Cathedral roofs could hold the key to understanding the origins of the solar system in the form of cosmic dust.
University of Kent scientists are roaming the roofs of cathedrals spread across the UK in search of dust particles that might have accumulated over the centuries.
Dr Penny Wozniakiewicz and Dr Matthias van Ginneken are hoping to find cosmic dust on the buildings and use it to understand how much material from space reaches Earth and becomes part of the planet or its atmosphere.
Cosmic dust includes interplanetary dust particles (IDP) – particles from comets, asteroids and other bodies generally smaller than 0.1mm in diameter. IDPs are small and decelerate quickly enough when falling into Earth’s atmosphere.
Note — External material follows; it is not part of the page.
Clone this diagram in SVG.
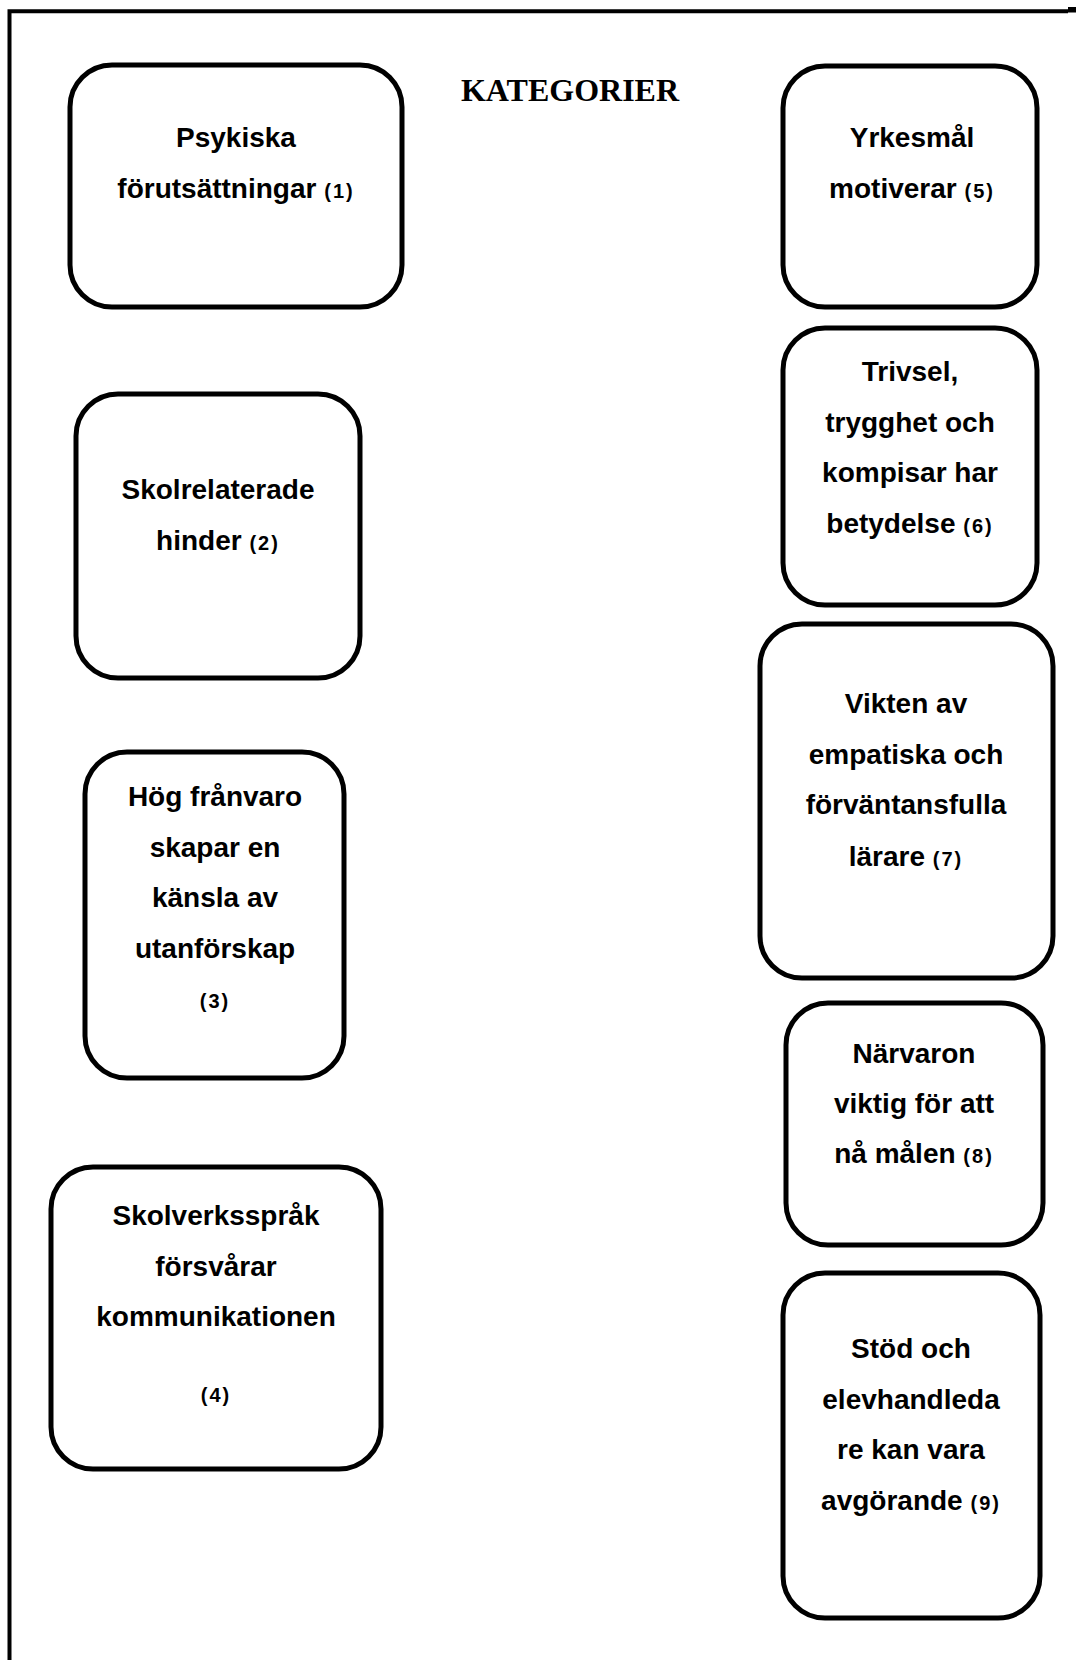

However, due to their inaccessibility, cathedral roofs might have held on to some of these particles.
“You want the site as undisturbed as possible,” said Wozniakiewicz told The Guardian. “The dust is coming in everywhere, but the rooftops offer an opportunity to collect the dust and not have people trampling all over it.”
The dust particles come from asteroids and comets, and smash into the atmosphere at tens of thousands of miles per hour. Many burn up in the process, but some melt and resolidify to form tiny, distinctive spheres that are scattered across Earth’s surface.
Wozniakiewicz added: “We want to go to these rooftops because the particles we find are so fascinating. They are useful to get a feel for the number of particles that are arriving at the surface. That can be related back to the number arriving at the top of the atmosphere, so we can learn about the contribution of this material to Earth.”
Cathedrals are also a good place to look for these types of samples because of the quality of their record keeping, which allows the ages of different sections of roof – and how long they have been gathering dust – to be well documented, facilitating the researchers’ work.
“Initially, we did just collect the cosmic dust with a dustpan and brush, but we now have our own vacuum cleaner,” Wozniakiewicz said. “Generally, we collect from where it’s washed from sloping roofs to flat ones and into gutters.
“Cosmic dust is mixed in with far greater quantities of terrestrial dust created, for example, by welding, drilling or ash from combustion, but the proportion that is from space, and the number of different cosmic varieties, is likely to be greater on a cathedral than a house.
“Not many people get on church roofs to disturb the dust too. If you were collecting somewhere like a playground or road, identifying cosmic dust would be much harder.”
Micrometeorites are dust-sized particles continuously raining down from space and represent the main part of the flux of extraterrestrial matter to Earth. For this reason, they are fundamental to understanding the inventory of matter in the Solar System and its history.
Over 100 million dust micrometeorites land on Earth every year, some of which offer samples of different types of asteroids. The particles that settle on Earth have an upper size limit of around 2mm, with an average size of around 0.3mm.
Until recently, micrometeorites were only found in environments mostly preserved from human activity, such as the deep ocean floor and Antarctica. However, recent studies proved that they can also be found in environments of intense human activities, such as roofs of buildings in densely populated areas.
The samples the University of Kent team have found so far have included grains that are up to seven billion years old that came from other solar systems and entered our own after its birth 4.6 billion years ago.
Wozniakiewicz and Ginnekento are expected to return to Canterbury in the next couple of weeks for more thorough research, after which their next stop will be Rochester Cathedral. The pair said they have a list of 13 cathedrals they want to examine during the course of the project.